Jenkins broadcasts were made from Washington DC and New
Jersey. The picture quality was
poor, the prices of the Radiovisors were high,
programming choices were limited, and during the Great Depression sales of the
sets declined. With
all-electric television on the horizon, sales were unlikely to recover and by
March of 1932 the assets of the company were sold to RCA.
Allen B. DuMonot was a graduate of
Rensselaer Polytechnical Institute and afterwards
went to work for Westinghouse.
Rising to the position of supervisor in the vacuum tube production
unit. He went to work for Dr. Lee DeForest of the DeForest Radio
Company but struck out on his own to explore television. Working in his basement, DuMont founded his own company to manufacture cathode ray
tubes in 1931. The company moved
to a new plant at 2 Main Avenue, Passaic in 1938. The company also announced in 1938 that they would construct
an experimental television transmitter.
If successful the new transmitter would broadcast films made by
Paramount Pictures. The movie
company had acquired a stake in the DuMont Television
about six months earlier.
As the DuMont
company continued to grow another manufacturing facility was established in
Clifton on Shafto Street at Scholes Avenue in 1948. The company also acquired at this time
the former Wright Aeronautical plant in East Paterson. This move gave the company 500,000
square feet of manufacturing space on a 58-acre site. About 4,000 persons were expected to be
employed by the company once the new plants were operational.

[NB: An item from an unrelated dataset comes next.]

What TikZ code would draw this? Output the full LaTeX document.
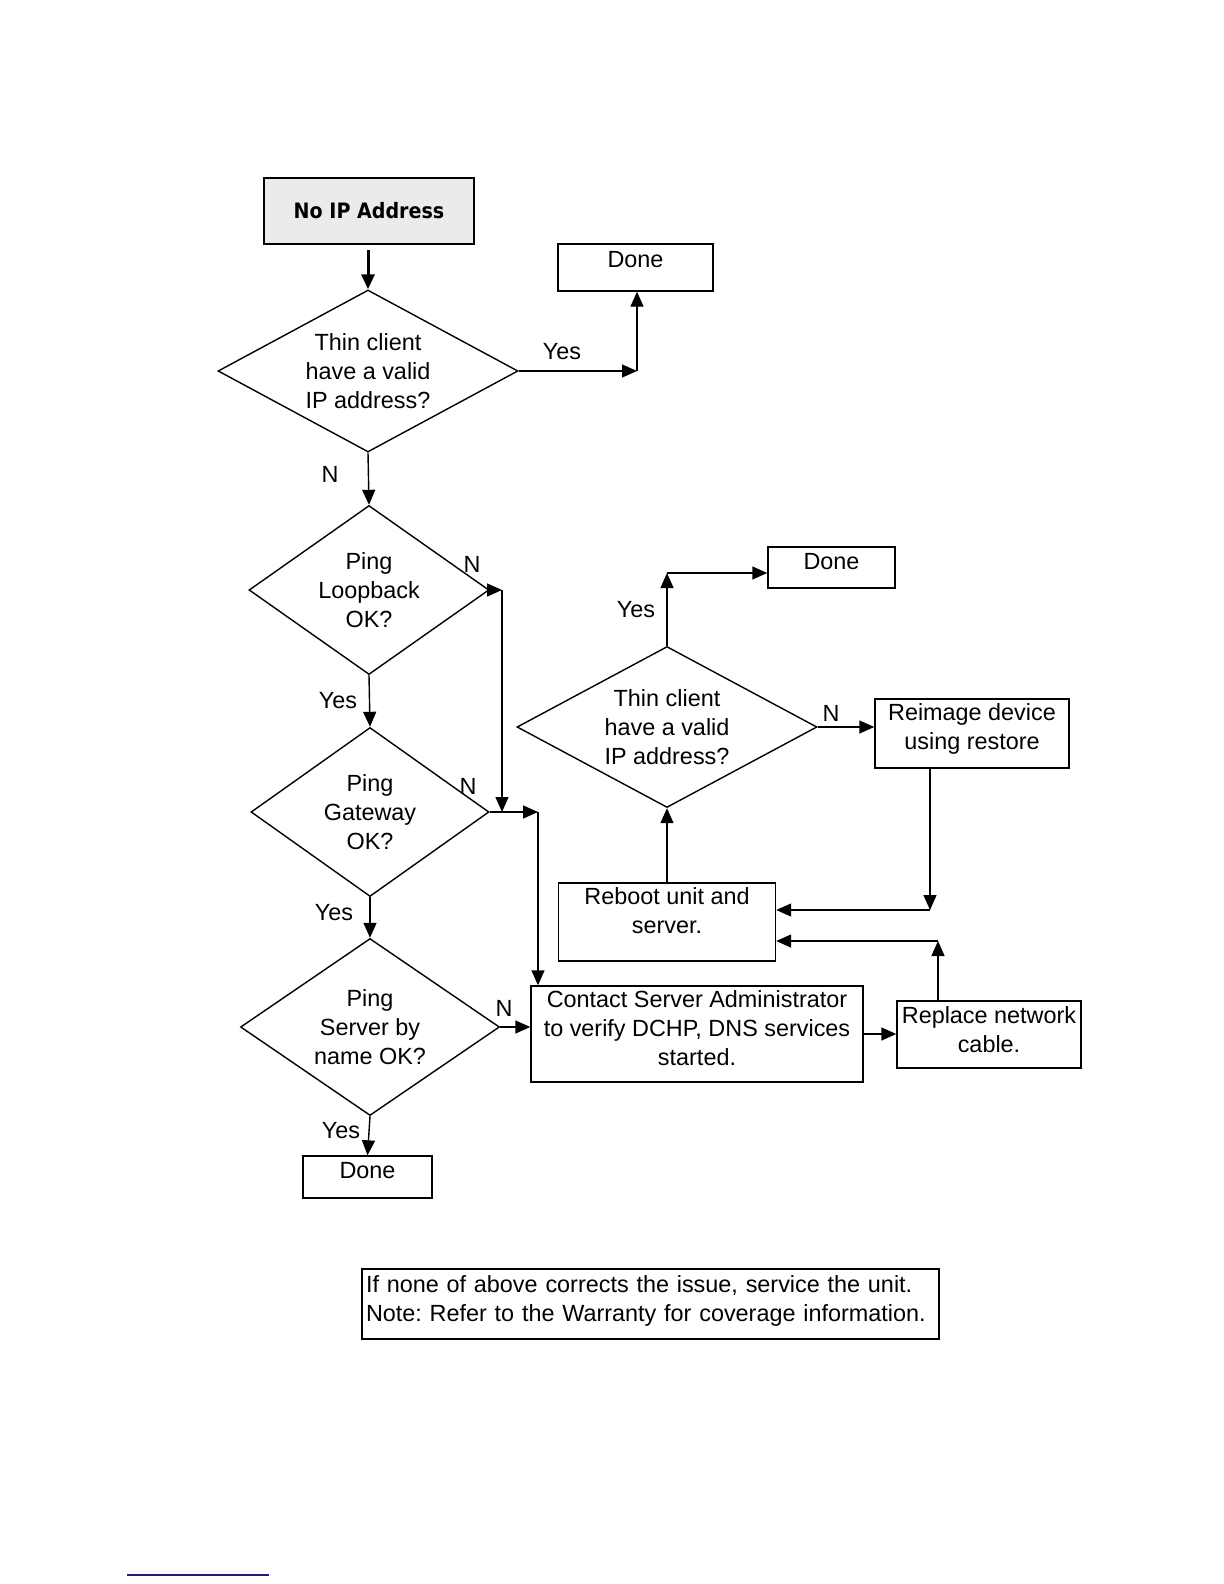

DuMont was a successful producer of
televisions and television components.
His sets were noted for their high quality but DuMont
continued to devote resources to broadcasting. In 1941 the company licensed a New York television
station. It was the third
broadcast transmitter on Manhattan Island. But the broadcast operations expanded too fast and the
company was forced to use profits from television set manufacturing to keep up
their cash flow. The firm never
really recovered from the stress. DuMont had trouble financing popular shows and whenever the
company succeeded in creating one, it was usually bought up by NBC or CBS. Concerned stockholders forced DuMont to spin off its broadcasting operations in
1955. Oscilloscope and cathode-ray
tube manufacturing were sold to Fairchild in 1960.
The early television manufacturers operated without industry-wide
standards. In 1938, RCA pushed the
Radio Manufacturers Association (RMA) to adopt its television system (441 lines)
as the industry standard. The
Federal Communications Commission conducted hearings on the proposal in 1940
but RCA and NBC had already been using the format for its broadcasts from New
York City. Critics of the proposed
standards insisted that 441 lines did not provide sufficient visual resolution. Both DuMont
Laboratories and Philco Radio and Television joined
their voices to the opposition.
The RMA formed its own National Television System Committee. The committee eventually adopted a 525
line, 60 fields per second standard that was approved in 1941 by the FCC.
Less than two weeks after the adoption of the new standards, the
RCA had a network of repair stations that would update sets for the new
system. About 100 conversions a
day were performed and the company announced that about three more weeks were
needed to finish converting the remaining 1,500 sets. The DuMont
company was producing 50 new sets a day that were compatible with the new
standards.
At the time it was estimated that there were 4,500 home television
sets in the greater New York area, another 600 sets were installed in various
public places. The total audience
was an estimated 90,000 viewers.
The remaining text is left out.